▶ **To be done**: Set the data down again, exactly as it reads, but without the pictures.

________

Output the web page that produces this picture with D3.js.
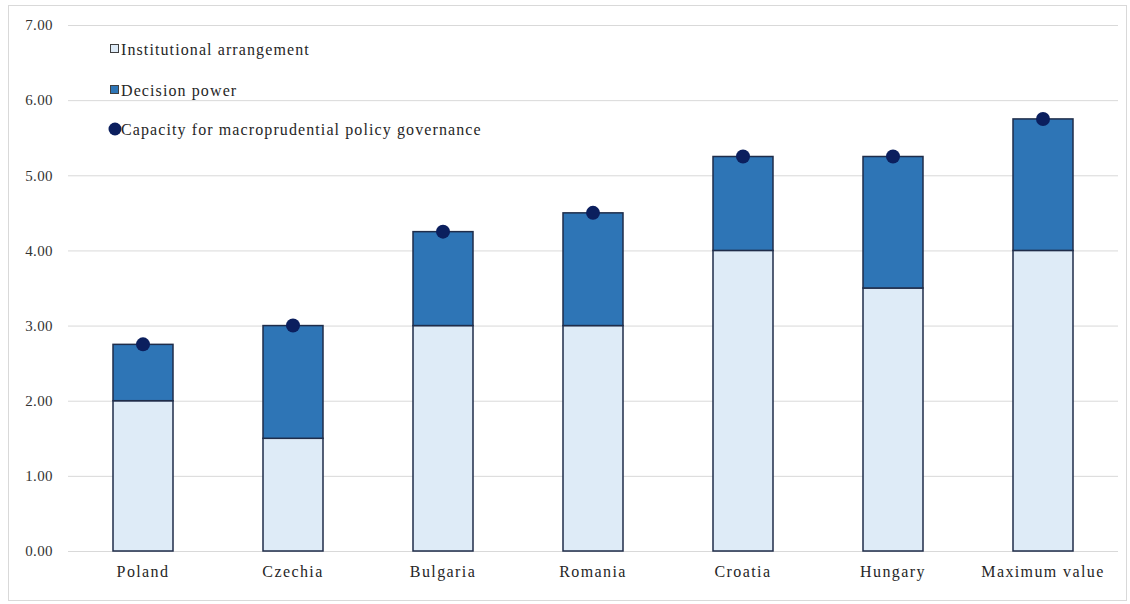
<!DOCTYPE html>
<html>
<head>
<meta charset="utf-8">
<script src="https://cdn.jsdelivr.net/npm/d3@7"></script>
<style>
  body { margin: 0; background: #fff; }
</style>
</head>
<body>
<div id="chart"></div>
<script>
var categories = ["Poland", "Czechia", "Bulgaria", "Romania", "Croatia", "Hungary", "Maximum value"];
var institutional = [2.00, 1.50, 3.00, 3.00, 4.00, 3.50, 4.00];
var decision = [0.75, 1.50, 1.25, 1.50, 1.25, 1.75, 1.75];
var capacity = [2.75, 3.00, 4.25, 4.50, 5.25, 5.25, 5.75];
var yTicks = [0, 1, 2, 3, 4, 5, 6, 7];
var legendLabels = ["Institutional arrangement", "Decision power", "Capacity for macroprudential policy governance"];

var FONT = "Liberation Serif";

var _width = 1130, _height = 604,
  _margins = {top: 25, left: 68, right: 12, bottom: 53};

var svg = d3.select("#chart").append("svg")
  .attr("width", _width)
  .attr("height", _height);

// outer frame
svg.append("rect")
  .attr("x", 8.5).attr("y", 5.5)
  .attr("width", _width - 12).attr("height", _height - 9)
  .attr("fill", "none")
  .attr("stroke", "#d9d9d9");

var x = d3.scaleBand()
  .domain(categories)
  .range([_margins.left, _width - _margins.right])
  .paddingInner(0.6)
  .paddingOuter(0.3);

var y = d3.scaleLinear()
  .domain([0, 7])
  .range([_height - _margins.bottom, _margins.top]);

// grid lines
svg.append("g").attr("class", "grid")
  .selectAll("line")
  .data(yTicks)
  .enter().append("line")
    .attr("x1", _margins.left)
    .attr("x2", _width - _margins.right)
    .attr("y1", function (d) { return y(d) + 0.5; })
    .attr("y2", function (d) { return y(d) + 0.5; })
    .attr("stroke", "#d9d9d9")
    .attr("stroke-width", 1);

// y labels
svg.append("g").selectAll("text")
  .data(yTicks)
  .enter().append("text")
    .attr("x", 53)
    .attr("y", function (d) { return y(d); })
    .attr("dy", "0.35em")
    .attr("text-anchor", "end")
    .attr("font-family", FONT)
    .attr("font-size", "15px")
    .attr("letter-spacing", "0.4px")
    .attr("fill", "#333")
    .text(function (d) { return d3.format(".2f")(d); });

// x labels
var xAxis = d3.axisBottom(x).tickSize(0).tickPadding(15);
var xg = svg.append("g")
  .attr("transform", "translate(0," + (_height - _margins.bottom) + ")")
  .call(xAxis);
xg.select(".domain").remove();
xg.attr("font-family", FONT).attr("font-size", "16px");
xg.selectAll("text")
  .attr("letter-spacing", "1.4px")
  .attr("fill", "#262626");

var bars = svg.append("g");
categories.forEach(function (c, i) {
  bars.append("rect")
    .attr("x", x(c))
    .attr("y", y(institutional[i]))
    .attr("width", x.bandwidth())
    .attr("height", y(0) - y(institutional[i]))
    .attr("fill", "#deebf7")
    .attr("stroke", "#1f2d4a")
    .attr("stroke-width", 1.5);
  bars.append("rect")
    .attr("x", x(c))
    .attr("y", y(institutional[i] + decision[i]))
    .attr("width", x.bandwidth())
    .attr("height", y(institutional[i]) - y(institutional[i] + decision[i]))
    .attr("fill", "#2e75b6")
    .attr("stroke", "#1f2d4a")
    .attr("stroke-width", 1.5);
});

svg.append("g").selectAll("circle")
  .data(capacity)
  .enter().append("circle")
    .attr("cx", function (d, i) { return x(categories[i]) + x.bandwidth() / 2; })
    .attr("cy", function (d) { return y(d); })
    .attr("r", 7)
    .attr("fill", "#0b1f5e");

// legend
var legend = svg.append("g");
var ly = [49, 90, 129];
legend.append("rect")
  .attr("x", 110.5).attr("y", ly[0] - 4.5)
  .attr("width", 8).attr("height", 8)
  .attr("fill", "#deebf7").attr("stroke", "#404040");
legend.append("rect")
  .attr("x", 110.5).attr("y", ly[1] - 4.5)
  .attr("width", 8).attr("height", 8)
  .attr("fill", "#2e75b6").attr("stroke", "#404040");
legend.append("circle")
  .attr("cx", 115).attr("cy", ly[2])
  .attr("r", 6.5)
  .attr("fill", "#0b1f5e");
legendLabels.forEach(function (t, i) {
  legend.append("text")
    .attr("x", 121)
    .attr("y", ly[i])
    .attr("dy", "0.35em")
    .attr("font-family", FONT)
    .attr("font-size", "16px")
    .attr("letter-spacing", "1.1px")
    .attr("fill", "#262626")
    .text(t);
});
</script>
</body>
</html>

________

▶ **Task solution**:
Output the web page that produces this picture with D3.js.
<!DOCTYPE html>
<html>
<head>
<meta charset="utf-8">
<script src="https://cdn.jsdelivr.net/npm/d3@7"></script>
<style>
  body { margin: 0; background: #fff; }
</style>
</head>
<body>
<div id="chart"></div>
<script>
var categories = ["Poland", "Czechia", "Bulgaria", "Romania", "Croatia", "Hungary", "Maximum value"];
var institutional = [2.00, 1.50, 3.00, 3.00, 4.00, 3.50, 4.00];
var decision = [0.75, 1.50, 1.25, 1.50, 1.25, 1.75, 1.75];
var capacity = [2.75, 3.00, 4.25, 4.50, 5.25, 5.25, 5.75];
var yTicks = [0, 1, 2, 3, 4, 5, 6, 7];
var legendLabels = ["Institutional arrangement", "Decision power", "Capacity for macroprudential policy governance"];

var FONT = "Liberation Serif";

var _width = 1130, _height = 604,
  _margins = {top: 25, left: 68, right: 12, bottom: 53};

var svg = d3.select("#chart").append("svg")
  .attr("width", _width)
  .attr("height", _height);

// outer frame
svg.append("rect")
  .attr("x", 8.5).attr("y", 5.5)
  .attr("width", _width - 12).attr("height", _height - 9)
  .attr("fill", "none")
  .attr("stroke", "#d9d9d9");

var x = d3.scaleBand()
  .domain(categories)
  .range([_margins.left, _width - _margins.right])
  .paddingInner(0.6)
  .paddingOuter(0.3);

var y = d3.scaleLinear()
  .domain([0, 7])
  .range([_height - _margins.bottom, _margins.top]);

// grid lines
svg.append("g").attr("class", "grid")
  .selectAll("line")
  .data(yTicks)
  .enter().append("line")
    .attr("x1", _margins.left)
    .attr("x2", _width - _margins.right)
    .attr("y1", function (d) { return y(d) + 0.5; })
    .attr("y2", function (d) { return y(d) + 0.5; })
    .attr("stroke", "#d9d9d9")
    .attr("stroke-width", 1);

// y labels
svg.append("g").selectAll("text")
  .data(yTicks)
  .enter().append("text")
    .attr("x", 53)
    .attr("y", function (d) { return y(d); })
    .attr("dy", "0.35em")
    .attr("text-anchor", "end")
    .attr("font-family", FONT)
    .attr("font-size", "15px")
    .attr("letter-spacing", "0.4px")
    .attr("fill", "#333")
    .text(function (d) { return d3.format(".2f")(d); });

// x labels
var xAxis = d3.axisBottom(x).tickSize(0).tickPadding(15);
var xg = svg.append("g")
  .attr("transform", "translate(0," + (_height - _margins.bottom) + ")")
  .call(xAxis);
xg.select(".domain").remove();
xg.attr("font-family", FONT).attr("font-size", "16px");
xg.selectAll("text")
  .attr("letter-spacing", "1.4px")
  .attr("fill", "#262626");

var bars = svg.append("g");
categories.forEach(function (c, i) {
  bars.append("rect")
    .attr("x", x(c))
    .attr("y", y(institutional[i]))
    .attr("width", x.bandwidth())
    .attr("height", y(0) - y(institutional[i]))
    .attr("fill", "#deebf7")
    .attr("stroke", "#1f2d4a")
    .attr("stroke-width", 1.5);
  bars.append("rect")
    .attr("x", x(c))
    .attr("y", y(institutional[i] + decision[i]))
    .attr("width", x.bandwidth())
    .attr("height", y(institutional[i]) - y(institutional[i] + decision[i]))
    .attr("fill", "#2e75b6")
    .attr("stroke", "#1f2d4a")
    .attr("stroke-width", 1.5);
});

svg.append("g").selectAll("circle")
  .data(capacity)
  .enter().append("circle")
    .attr("cx", function (d, i) { return x(categories[i]) + x.bandwidth() / 2; })
    .attr("cy", function (d) { return y(d); })
    .attr("r", 7)
    .attr("fill", "#0b1f5e");

// legend
var legend = svg.append("g");
var ly = [49, 90, 129];
legend.append("rect")
  .attr("x", 110.5).attr("y", ly[0] - 4.5)
  .attr("width", 8).attr("height", 8)
  .attr("fill", "#deebf7").attr("stroke", "#404040");
legend.append("rect")
  .attr("x", 110.5).attr("y", ly[1] - 4.5)
  .attr("width", 8).attr("height", 8)
  .attr("fill", "#2e75b6").attr("stroke", "#404040");
legend.append("circle")
  .attr("cx", 115).attr("cy", ly[2])
  .attr("r", 6.5)
  .attr("fill", "#0b1f5e");
legendLabels.forEach(function (t, i) {
  legend.append("text")
    .attr("x", 121)
    .attr("y", ly[i])
    .attr("dy", "0.35em")
    .attr("font-family", FONT)
    .attr("font-size", "16px")
    .attr("letter-spacing", "1.1px")
    .attr("fill", "#262626")
    .text(t);
});
</script>
</body>
</html>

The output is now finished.